Sends me back to programing a PDP-11/40 around 1972. Managed to get a lunar lander program to work, although the console was a teletype (not a cool video screen)
You can get an 8-bit MCU if you want to explore that aspect. Modern embedded programming is often on a similar low level, and even on 32-bit MCUs you’re still poking registers and directly accessing memory with no protection. You want to display something on a screen, you can just get yourself a TFT display, write the driver yourself and send a good old fashioned byte array via SPI or parallel. Meanwhile just sending pixels to the screen on a modern PC is not at all straightforward, unless you use a library abstracting everything from you.
I recommend a 32-bit MCU like the Atmel AVR32 instead of 8 bit. The 32-bit ones aren't conceptually any more complicated. In fact, 8-bits adds a lot of complexity in doing arithmetic and updating registers with multiple single-byte writes.
Typical AVR32s give you 32 bits, 33 MHz RISC for $12. That would have been a decent workstation in 1990.
8 bit microcontrollers have the advantage that most of them are 5V devices vs 3.3V on the 32 bit ones and can also sink and source more current on their pins allowing you more flexibility to hook them up directly to USB Power or LEDs or motor drivers without conversion and from my experience are less sensitive to being bricked or inconsistent behavior from non ideal voltages applied to their pins.
I had the experience you describe playing around with a z80 and asm.
You can freeze the CPU with one pin, single step the whole CPU, etc.
Or things like swapping memory banks, doing something, then swapping it back and returning to the original codepath.
It's neat that it all fits in your head. You can, for any slice in time, walk through all the pin states, registers, memory locations, etc...and fully understand why they are all in the state they are.
Agreed. As much as we talk about how programming is manipulation of ideas...at the end of the day it is a very physical process too. You are manipulating actual physical things in this world. This is a fascinating concept to think about. Programming is physics.
What is neat about these demonstrations is how it illustrates that a computer is just a bunch of switches. Computers got better because they were able to jam more switches into a smaller area.
Their earlier mainframe cousins often had features to easy "Initial Program Loading". The IBM 1401 had a load button that was hardwired to read a single punchcard (80 6bit words) into memory locations 001 to 080 and jump to it.
The CDC6000 had a panel with 144 toggle switches, acting essentially as a 144 bit bootrom. (12, 12bit words)
These were expensive mainframe computers, so they could usually afford some budget towards IPL functionality.

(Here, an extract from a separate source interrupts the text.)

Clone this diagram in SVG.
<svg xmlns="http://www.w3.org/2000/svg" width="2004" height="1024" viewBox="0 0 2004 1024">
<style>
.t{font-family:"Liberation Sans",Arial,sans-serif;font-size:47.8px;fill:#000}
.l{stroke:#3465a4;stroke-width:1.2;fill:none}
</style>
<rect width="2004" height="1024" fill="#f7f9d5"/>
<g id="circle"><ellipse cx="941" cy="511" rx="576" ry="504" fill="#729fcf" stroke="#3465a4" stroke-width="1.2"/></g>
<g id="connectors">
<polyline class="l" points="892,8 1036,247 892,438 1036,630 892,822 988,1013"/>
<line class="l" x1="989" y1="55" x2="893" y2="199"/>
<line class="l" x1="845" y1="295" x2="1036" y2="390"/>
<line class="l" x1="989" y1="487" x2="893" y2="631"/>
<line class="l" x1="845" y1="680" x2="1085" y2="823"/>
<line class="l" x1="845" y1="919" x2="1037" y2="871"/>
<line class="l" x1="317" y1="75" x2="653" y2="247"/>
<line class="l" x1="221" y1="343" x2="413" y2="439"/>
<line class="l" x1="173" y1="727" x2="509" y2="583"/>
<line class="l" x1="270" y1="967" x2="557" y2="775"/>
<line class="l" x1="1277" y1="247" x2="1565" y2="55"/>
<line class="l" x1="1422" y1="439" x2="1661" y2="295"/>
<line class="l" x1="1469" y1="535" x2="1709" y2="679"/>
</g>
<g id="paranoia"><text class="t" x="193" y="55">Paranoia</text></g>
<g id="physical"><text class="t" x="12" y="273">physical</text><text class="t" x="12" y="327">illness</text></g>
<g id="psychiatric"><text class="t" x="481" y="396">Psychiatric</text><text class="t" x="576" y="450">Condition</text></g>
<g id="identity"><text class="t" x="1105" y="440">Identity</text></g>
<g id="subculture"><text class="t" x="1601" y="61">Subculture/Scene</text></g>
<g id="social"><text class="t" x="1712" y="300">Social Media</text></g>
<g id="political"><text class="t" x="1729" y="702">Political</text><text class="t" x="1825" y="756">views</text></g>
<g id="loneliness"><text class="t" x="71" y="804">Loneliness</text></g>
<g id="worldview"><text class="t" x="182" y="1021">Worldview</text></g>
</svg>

But I guess even these cheaper minicomputers were expected to stay on long enough that there was little point spending money on IPL functionality to make cold booting easier.
What you saw was the cold start procedure for a completely uninitialized machine -- manually enter a short bootstrap loader of a dozen instructions or so, just enough to load a longer one from whatever I/O device was handy. A lot of machines had this kind of start procedure -- if there's a large row of switches on the front panel, that's probably what they were there for.

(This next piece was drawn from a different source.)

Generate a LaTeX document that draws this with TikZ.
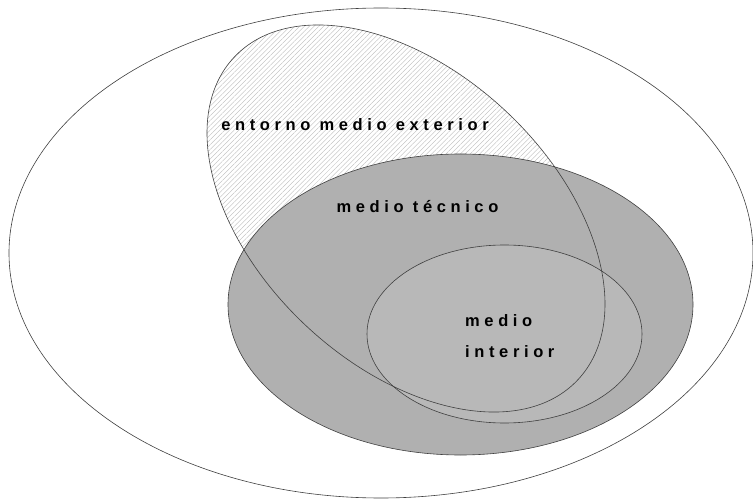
\documentclass[tikz,border=0pt]{standalone}
\usepackage{fontspec}
\setmainfont{Liberation Sans}
\newfontfamily\lblfont[LetterSpace=28]{Liberation Sans}
\usetikzlibrary{patterns.meta}
\begin{document}
\begin{tikzpicture}[x=1pt,y=1pt,
  outline/.style={draw=black!75,line width=0.6pt},
  lbl/.style={inner sep=0pt,font=\lblfont\bfseries\fontsize{16.5}{19}\selectfont}]
\useasboundingbox (0,0) rectangle (753,499);
\fill[white] (0,0) rectangle (753,499);
% fills
\begin{scope}[shift={(406,280.5)},rotate=-43.2]
  \fill[pattern={Lines[angle=45,distance=3.4pt,line width=0.35pt]},pattern color=black!28]
    (0,0) ellipse [x radius=235.7,y radius=146.6];
\end{scope}
\fill[black!31] (460.5,194.5) ellipse [x radius=232.5,y radius=150.5];
\fill[black!28] (504.5,165) ellipse [x radius=137.5,y radius=89];
% outlines
\draw[outline] (381,246) ellipse [x radius=372,y radius=245];
\draw[outline] (460.5,194.5) ellipse [x radius=232.5,y radius=150.5];
\draw[outline] (504.5,165) ellipse [x radius=137.5,y radius=89];
\begin{scope}[shift={(406,280.5)},rotate=-43.2]
  \draw[outline] (0,0) ellipse [x radius=235.7,y radius=146.6];
\end{scope}
% labels
\node[lbl,anchor=base] (ext) at (355,368) {entorno medio exterior};
\node[lbl,anchor=base] (tec) at (417.5,286) {medio técnico};
\node[lbl,anchor=base west] (med) at (465,173) {medio};
\node[lbl,anchor=base west] (int) at (465,142) {interior};
\end{tikzpicture}
\end{document}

(Core memory would retain its contents without power, so if you were absolutely sure nothing could possibly have disturbed that initial bootstrap routine since the last time you toggled it in, it might still be there. But a lab minicomputer of that era, probably didn't have any memory protection at all, so that's a pretty big "if".)
I enjoy these retro computing videos. I have fond memories of programming on IBM 360 series systems, DEC, DG, TI and PR1ME systems. I was fortunate that my high school in the 70s had a PDP-8 and an ASR-33 TTY that students could sign up to use.

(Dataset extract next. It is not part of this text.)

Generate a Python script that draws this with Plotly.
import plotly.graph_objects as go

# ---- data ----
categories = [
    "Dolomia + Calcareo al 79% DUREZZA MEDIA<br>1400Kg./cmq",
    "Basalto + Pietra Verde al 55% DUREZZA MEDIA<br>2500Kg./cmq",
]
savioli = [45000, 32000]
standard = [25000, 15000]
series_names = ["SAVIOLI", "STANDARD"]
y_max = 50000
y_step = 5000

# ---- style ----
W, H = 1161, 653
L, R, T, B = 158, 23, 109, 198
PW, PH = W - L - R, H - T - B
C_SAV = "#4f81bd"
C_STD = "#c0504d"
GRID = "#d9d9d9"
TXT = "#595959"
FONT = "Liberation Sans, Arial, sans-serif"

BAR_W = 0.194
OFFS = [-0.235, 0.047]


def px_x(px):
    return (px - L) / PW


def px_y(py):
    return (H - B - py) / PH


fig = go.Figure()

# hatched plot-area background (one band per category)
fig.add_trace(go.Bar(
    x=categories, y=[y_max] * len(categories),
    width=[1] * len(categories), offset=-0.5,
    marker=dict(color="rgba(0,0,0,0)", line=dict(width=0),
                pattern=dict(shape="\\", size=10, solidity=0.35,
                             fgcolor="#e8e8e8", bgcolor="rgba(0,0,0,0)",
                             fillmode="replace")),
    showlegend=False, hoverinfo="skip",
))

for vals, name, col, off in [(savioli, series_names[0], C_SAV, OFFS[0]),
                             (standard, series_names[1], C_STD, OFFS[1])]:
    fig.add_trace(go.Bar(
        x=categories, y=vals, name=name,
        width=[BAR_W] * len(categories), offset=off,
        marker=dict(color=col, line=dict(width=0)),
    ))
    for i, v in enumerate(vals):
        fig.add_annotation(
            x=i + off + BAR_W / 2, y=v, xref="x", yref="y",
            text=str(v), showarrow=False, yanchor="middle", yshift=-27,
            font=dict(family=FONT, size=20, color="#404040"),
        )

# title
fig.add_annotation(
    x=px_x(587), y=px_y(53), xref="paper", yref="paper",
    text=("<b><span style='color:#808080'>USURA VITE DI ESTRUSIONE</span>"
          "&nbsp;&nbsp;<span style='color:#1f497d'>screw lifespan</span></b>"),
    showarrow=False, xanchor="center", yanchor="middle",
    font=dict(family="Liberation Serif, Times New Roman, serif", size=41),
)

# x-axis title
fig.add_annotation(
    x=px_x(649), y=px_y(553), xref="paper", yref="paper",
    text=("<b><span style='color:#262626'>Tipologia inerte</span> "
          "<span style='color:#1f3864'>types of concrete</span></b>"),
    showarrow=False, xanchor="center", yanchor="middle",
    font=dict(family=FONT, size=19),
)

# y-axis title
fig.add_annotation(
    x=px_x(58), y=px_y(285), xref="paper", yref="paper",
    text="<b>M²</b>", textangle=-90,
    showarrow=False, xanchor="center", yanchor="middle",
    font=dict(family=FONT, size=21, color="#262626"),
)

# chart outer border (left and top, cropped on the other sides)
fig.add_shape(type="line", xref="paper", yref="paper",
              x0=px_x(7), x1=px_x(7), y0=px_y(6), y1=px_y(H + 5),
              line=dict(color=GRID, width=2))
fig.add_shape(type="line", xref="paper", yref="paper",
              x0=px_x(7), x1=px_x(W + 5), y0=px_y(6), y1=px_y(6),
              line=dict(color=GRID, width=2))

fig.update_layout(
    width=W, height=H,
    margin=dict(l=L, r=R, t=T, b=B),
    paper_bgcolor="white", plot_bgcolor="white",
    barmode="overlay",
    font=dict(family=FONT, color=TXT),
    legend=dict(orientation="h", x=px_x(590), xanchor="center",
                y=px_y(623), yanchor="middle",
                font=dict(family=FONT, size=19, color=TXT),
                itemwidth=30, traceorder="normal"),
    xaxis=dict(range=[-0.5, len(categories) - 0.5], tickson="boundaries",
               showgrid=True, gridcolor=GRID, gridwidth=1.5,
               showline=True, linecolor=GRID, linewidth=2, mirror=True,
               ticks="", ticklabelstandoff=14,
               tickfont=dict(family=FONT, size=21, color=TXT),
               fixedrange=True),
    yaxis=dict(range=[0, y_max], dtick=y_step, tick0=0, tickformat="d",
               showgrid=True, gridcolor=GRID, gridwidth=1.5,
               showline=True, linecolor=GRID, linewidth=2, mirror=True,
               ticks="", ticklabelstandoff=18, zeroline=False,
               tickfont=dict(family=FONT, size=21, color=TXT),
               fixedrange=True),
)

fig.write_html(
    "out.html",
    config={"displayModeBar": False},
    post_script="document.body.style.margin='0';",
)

So much of life is a matter of luck, and I was definitely lucky to be a part of the computer revolution over the course of my career.
If you want to learn more about what he's doing on the front panel there, check out this fantastic introduction to how the first PCs were operated with front panel switches. This series is about the Altair 8800 but the same ideas apply to most computers of the era. It starts out writing programs with front panel switches, then shows how bootloader programs worked to load larger programs off of tape or some other IO mechanism. https://www.youtube.com/watch?v=suyiMfzmZKs&list=PLB3mwSROoJ...
This brought back an old memory. My first exposure to a lunar lander game looked very similar to the game he plays in the video. It was at the Pacific Science Center in Seattle. This was in the early 80s, so it was probably running on a microcomputer, not a behemoth like this. I only vaguely understood what was happening, and I couldn't land successfully. But I loved it, nonetheless.
I really wish I could have gotten my 7 year old son to think that this was what games looked like. He would have stuck to his Diary of a Wimpy kid books and never looked back.
It's a balance between compactness and ease of converting to binary. The switches on the front panel are in binary. It's a lot easier to convert octal to binary than hexadecimal. For example:
Octal arithmetic is pretty easy as compared to hex and some instruction sets have 3 or six bit opcodes and/operands. So confusing or no it's pretty much for the convenience of the programmer or operator.
A good reminder that at the end of the day all this CS stuff is just ones and zeros in a chip.